Bazen, omurlar eksik veya karışık olarak bulunur, bu da boynun ne kadar uzun olduğunu deşifre etmeyi zorlaştırır. Taylor, “Memelilerde bunu söylemek gerçekten çok kolay çünkü boyunda yedi servikal omur var ve bunlara bağlı kaburgaları yok.” diyor. Ancak sauropodlarda, bazı boyun omurları kaburgalara bağlanır ve bazı dinozorlarda boynun nerede bittiğini ve gövdenin nerede başladığını görmeyi zorlaştırır.

“Dippy” lakaplı Carnegie Diplodocus, Londra, Berlin ve Paris de dahil olmak üzere dünyanın her yerindeki müzelerde bir kalıp olarak görünüyor, ancak bu tanınmış dinozorun bile boynu şüpheli. 1900’de 11 boyun omuru olduğu bildirildi, ancak bu sayı daha sonra modern kopyaların gösterdiği gibi 15’e ayarlandı. Ancak çalışmaya göre, birinin yanlış atanmış olabileceği göz önüne alındığında, Dippy’nin daha fazla veya belki daha az omuru olması mümkün.

Taylor, “İyileştirmelerden biri, bilinenler ve yalnızca bir tahmin olan şeyler hakkında halkı daha iyi bilgilendirmek olacaktır; örneğin, müzelerde yeniden yapılandırılmış dinozor iskeletlerinde bilinen kemiklerin farklı bir renkle vurgulanması.” diyor.
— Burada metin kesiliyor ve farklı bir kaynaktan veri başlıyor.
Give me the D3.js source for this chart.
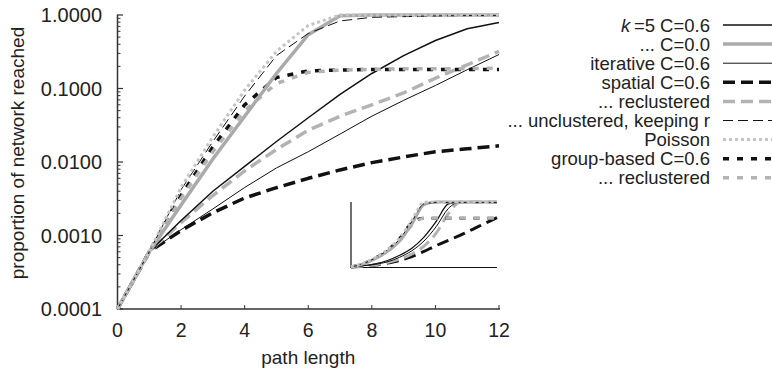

Kanada’daki Royal Tyrrell Paleontoloji Müzesi’nde doktora sonrası araştırma görevlisi olan Femke Holwerda, “Sauropod boynuyla ilgili bilgilerimizin mevcut sınırlarını anlamak, özellikle anatomik özelliklere dayalı soy ağaçları oluşturmak söz konusu olduğunda önemli.” diyor.


Live Science. 22 Şubat 2022.

Makale: Taylor, M. P. (2022). Almost all known sauropod necks are incomplete and distorted. PeerJ, 10, e12810.